Around Damascus, the pace of local deals has picked up in recent months, notably since rebels agreed to leave Daraya southwest of the capital in August for Idlib some 300 km (200 miles) away.

Rebels now face the firepower of an army backed by Russian air support and ground troops from Iran and Lebanon’s Hezbollah movement. Haidar said more local deals were being concluded as armed groups found the “horizon” closing in on them.

Haidar said some 10,000 fighters had been given safe passage to Idlib so far from areas other than Aleppo, and expected more accords in coming months to send thousands of fighters to Idlib from areas near Damascus and south of it, as the army advances.

“More will be sent to Idlib if we complete the reconciliations in the rural Damascus areas, Deraa and Quneitra”.

However, gathering the rebels in Idlib is just a temporaru step according to Haidar.

He said the state could not allow Idlib to remain in insurgent hands indefinitely. Unless there was an international deal that addressed the situation, “then the other option is to go to an open battle with them”, he said.

“The Syrian state is clear in its policy when it said it will not forego any patch of Syria, and I think Idlib is one of the coming hot areas,” Haidar told Reuters.

Targeting Fatah al-Sham

Russian President Vladimir Putin said that that Syrian opposition groups and the Syrian government had signed a number of documents including a ceasefire deal that will be guaranteed by Turkey and Russia.

However, the ceasefire excluded both ISIS and Fatah al-Sham, giving a chance to attack the areas they control without breaching the ceasefire.

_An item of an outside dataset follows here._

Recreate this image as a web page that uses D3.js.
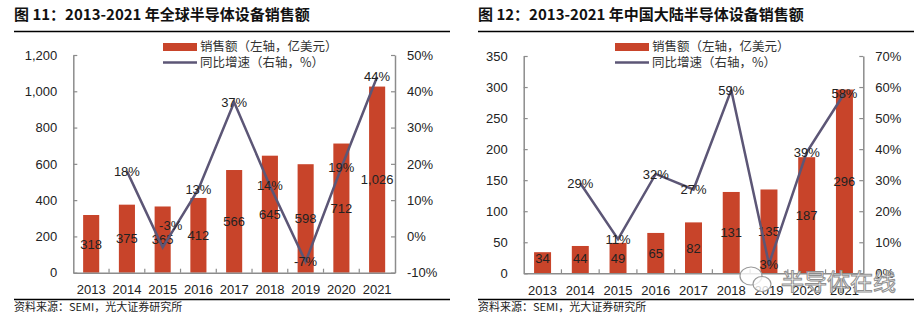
<!DOCTYPE html>
<html>
<head>
<meta charset="utf-8">
<script src="https://cdn.jsdelivr.net/npm/d3@7"></script>
<style>
	body { margin: 0; background: #fff; }
	svg text { font-family: "Liberation Sans", Arial, sans-serif; }
	.cjk { font-family: "Noto Sans CJK SC", sans-serif !important; }
</style>
</head>
<body>
<svg id="chart" width="924" height="324"></svg>
<script>
// data
var years = ['2013', '2014', '2015', '2016', '2017', '2018', '2019', '2020', '2021'];
var globalSales = [318, 375, 365, 412, 566, 645, 598, 712, 1026];
var globalGrowth = [null, 18, -3, 13, 37, 14, -7, 19, 44];
var chinaSales = [34, 44, 49, 65, 82, 131, 135, 187, 296];
var chinaGrowth = [null, 29, 11, 32, 27, 59, 3, 39, 58];
var globalLeftTicks = [0, 200, 400, 600, 800, 1000, 1200];
var globalRightTicks = [-10, 0, 10, 20, 30, 40, 50];
var chinaLeftTicks = [0, 50, 100, 150, 200, 250, 300, 350];
var chinaRightTicks = [0, 10, 20, 30, 40, 50, 60, 70];
var legendBar = '销售额（左轴，亿美元）';
var legendLine = '同比增速（右轴，%）';
var source = '资料来源：SEMI，光大证券研究所';

var barColor = '#c8442a';
var lineColor = '#5c5676';
var axisColor = '#8c8c8c';

var svg = d3.select('#chart');

function drawChart(cfg) {
	var g = svg.append('g');

	// title + rules
	g.append('text')
		.attr('class', 'cjk')
		.attr('x', cfg.left)
		.attr('y', 20)
		.attr('font-size', '15px')
		.attr('font-weight', 'bold')
		.attr('fill', '#111')
		.text(cfg.title);
	g.append('line')
		.attr('x1', cfg.left).attr('x2', cfg.right)
		.attr('y1', 31.5).attr('y2', 31.5)
		.attr('stroke', '#000').attr('stroke-width', 1.5);
	g.append('line')
		.attr('x1', cfg.left).attr('x2', cfg.right)
		.attr('y1', 299.5).attr('y2', 299.5)
		.attr('stroke', '#000').attr('stroke-width', 1.5);
	g.append('text')
		.attr('class', 'cjk')
		.attr('x', cfg.left)
		.attr('y', 311)
		.attr('font-size', '11px')
		.attr('fill', '#222')
		.text(source);

	// scales
	var x = d3.scaleBand().domain(years).range([cfg.x0, cfg.x1]).paddingInner(0.55).paddingOuter(0.275);
	var xb = d3.scaleBand().domain(years).range([cfg.x0, cfg.x1]);
	var yL = d3.scaleLinear().domain(d3.extent(cfg.leftTicks)).range([cfg.yBottom, cfg.yTop]);
	var yR = d3.scaleLinear().domain(d3.extent(cfg.rightTicks)).range([cfg.yBottom, cfg.yTop]);

	// bars
	g.selectAll('rect.bar')
		.data(cfg.sales)
		.enter()
		.append('rect')
		.attr('class', 'bar')
		.attr('x', function(d, i) { return x(years[i]); })
		.attr('width', x.bandwidth())
		.attr('y', function(d) { return yL(d); })
		.attr('height', function(d) { return yL(0) - yL(d); })
		.attr('fill', barColor);

	// axes
	var leftAxis = d3.axisLeft(yL).tickValues(cfg.leftTicks).tickSizeInner(-4).tickSizeOuter(0)
		.tickPadding(16).tickFormat(d3.format(','));
	var rightAxis = d3.axisRight(yR).tickValues(cfg.rightTicks).tickSizeInner(-4).tickSizeOuter(0)
		.tickPadding(12).tickFormat(function(d) { return d + '%'; });
	var bottomAxis = d3.axisBottom(xb).tickSize(0).tickPadding(10);

	function styleAxis(sel) {
		sel.select('.domain').attr('stroke', axisColor).attr('stroke-width', 1.5);
		sel.selectAll('.tick line').attr('stroke', axisColor).attr('stroke-width', 1.2);
		sel.selectAll('.tick text').attr('font-size', '13px').attr('fill', '#222')
			.style('font-family', '"Liberation Sans", Arial, sans-serif');
	}

	g.append('g').attr('transform', 'translate(' + cfg.x0 + ',0)').call(leftAxis).call(styleAxis);
	g.append('g').attr('transform', 'translate(' + cfg.x1 + ',0)').call(rightAxis).call(styleAxis);
	var bx = g.append('g').attr('transform', 'translate(0,' + cfg.yBottom + ')').call(bottomAxis).call(styleAxis);
	bx.selectAll('.tick text').attr('dy', '0.9em');

	// x category boundary ticks (pointing up)
	g.selectAll('line.xt')
		.data(years.slice(1))
		.enter()
		.append('line')
		.attr('x1', function(d) { return xb(d); })
		.attr('x2', function(d) { return xb(d); })
		.attr('y1', cfg.yBottom).attr('y2', cfg.yBottom - 4)
		.attr('stroke', axisColor).attr('stroke-width', 1.2);

	// bar value labels
	g.selectAll('text.bv')
		.data(cfg.sales)
		.enter()
		.append('text')
		.attr('class', 'bv')
		.attr('x', function(d, i) { return xb(years[i]) + xb.bandwidth() / 2; })
		.attr('y', function(d) { return Math.min((yL(d) + yL(0)) / 2, cfg.yBottom - 15); })
		.attr('dy', '0.36em')
		.attr('text-anchor', 'middle')
		.attr('font-size', '13px')
		.attr('fill', '#222')
		.text(d3.format(','));

	// growth line
	var pts = cfg.growth.map(function(v, i) { return { year: years[i], v: v }; })
		.filter(function(d) { return d.v !== null; });
	var line = d3.line()
		.x(function(d) { return xb(d.year) + xb.bandwidth() / 2; })
		.y(function(d) { return yR(d.v); });
	g.append('path')
		.datum(pts)
		.attr('d', line)
		.attr('fill', 'none')
		.attr('stroke', lineColor)
		.attr('stroke-width', 2.5)
		.attr('stroke-linejoin', 'miter');

	g.selectAll('text.gv')
		.data(pts)
		.enter()
		.append('text')
		.attr('class', 'gv')
		.attr('x', function(d) { return xb(d.year) + xb.bandwidth() / 2 + ((cfg.labelShift[d.year] || [0, 0])[0]); })
		.attr('y', function(d) { return yR(d.v) + ((cfg.labelShift[d.year] || [0, 0])[1]); })
		.attr('dy', '0.36em')
		.attr('text-anchor', 'middle')
		.attr('font-size', '13px')
		.attr('fill', '#222')
		.text(function(d) { return d.v + '%'; });

	// legend
	var lg = g.append('g').attr('transform', 'translate(' + cfg.legendX + ',0)');
	lg.append('rect').attr('x', 0).attr('y', 43).attr('width', 34).attr('height', 8).attr('fill', barColor);
	lg.append('line').attr('x1', 0).attr('x2', 34).attr('y1', 62.5).attr('y2', 62.5)
		.attr('stroke', lineColor).attr('stroke-width', 2.5);
	lg.append('text').attr('class', 'cjk').attr('x', 37).attr('y', 47).attr('dy', '0.35em')
		.attr('font-size', '12.5px').attr('fill', '#333').text(legendBar);
	lg.append('text').attr('class', 'cjk').attr('x', 37).attr('y', 63).attr('dy', '0.35em')
		.attr('font-size', '12.5px').attr('fill', '#333').text(legendLine);
}

drawChart({
	title: '图 11：2013-2021 年全球半导体设备销售额',
	left: 14, right: 450,
	x0: 73.3, x1: 395, yTop: 55, yBottom: 272.7,
	sales: globalSales, growth: globalGrowth,
	leftTicks: globalLeftTicks, rightTicks: globalRightTicks,
	legendX: 163,
	labelShift: { '2015': [8, -22] }
});

drawChart({
	title: '图 12：2013-2021 年中国大陆半导体设备销售额',
	left: 478, right: 914,
	x0: 523.7, x1: 863.3, yTop: 56, yBottom: 273.3,
	sales: chinaSales, growth: chinaGrowth,
	leftTicks: chinaLeftTicks, rightTicks: chinaRightTicks,
	legendX: 615,
	labelShift: {}
});

// watermark
var wm = svg.append('g');
wm.append('ellipse').attr('cx', 751).attr('cy', 276).attr('rx', 11).attr('ry', 9)
	.attr('fill', 'rgba(255,255,255,0.8)').attr('stroke', '#9a9a9a').attr('stroke-width', 1.2);
wm.append('ellipse').attr('cx', 762).attr('cy', 284).attr('rx', 9).attr('ry', 7.5)
	.attr('fill', 'rgba(255,255,255,0.8)').attr('stroke', '#9a9a9a').attr('stroke-width', 1.2);
wm.append('text')
	.attr('class', 'cjk')
	.attr('x', 781).attr('y', 282).attr('dy', '0.36em')
	.attr('font-size', '23px')
	.attr('fill', 'rgba(255,255,255,0.85)')
	.attr('stroke', '#8f8f8f').attr('stroke-width', 1)
	.text('半导体在线');
</script>
</body>
</html>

During the past few days, Fatah al-Sham was targeted more than once.

Earlier in January, Airstrikes in northern Syria have killed at least 25 members of the group according to monitors.

The Observatory for Human Rights said it could not determine if the strikes, in the countryside of Idlib province, were carried out by the US-led coalition or Russia.

Among the dead were leading members of Jabhat Fateh al-Sham, which was holding a meeting there, the Observatory added, without identifying them. Many others were wounded, it said.

Abu Anas al-Shami, a Jabhat Fateh al-Sham spokesman, said in a statement the attacks were carried out by the US-led coalition.

“The headquarters targeted by the international coalition a short time ago are main headquarters for that area and contains a number branch offices, leading to the killing of the brothers,” he said in a statement quoted by Reuters news agency.

Another airstrike believed to be conducted by a drone from the US-led coalitions killed Friday a commander in Jabhat Fatah al-Sham and his teenage son in Taftanaz northeast of Idlib, according to Orient News correspondent.

The airstrike hit the house of the commander in Fatah al-Sham Yunus Shu’aib (also known as Abu al-Hasan Taftanaz) killing him and his 15-year-old son. The strike also killed Muhammad Kamal Shu’aib who was a religious officer at Fatah al-Sham.

Some analysts say that these attacks are preparations for Idlib battle. Be targeting Fatah al-Sham leaders its forces can be weakened and the battle will be easier.

Others say that this is a move to sideline Fatah al-Sham in Idlib by weakening it, to prevent its intervention in the future agreements between the rebels and Assad regime. Such agreements are expected as results of the peace talks that Russia and Turkey will hold in Kazakhstan. However, Fatah al-Sham is expected to refuse these solutions and prevent other rebel groups from abiding it.

The Syrian crisis began as a peaceful demonstration against the injustice in Syria. Assad regime used to fire power and violence against the civilians and led to armed resistance. 450.000 Syrians lost their lives in the past five years according to UN estimates, and more than 12 million have lost their homes.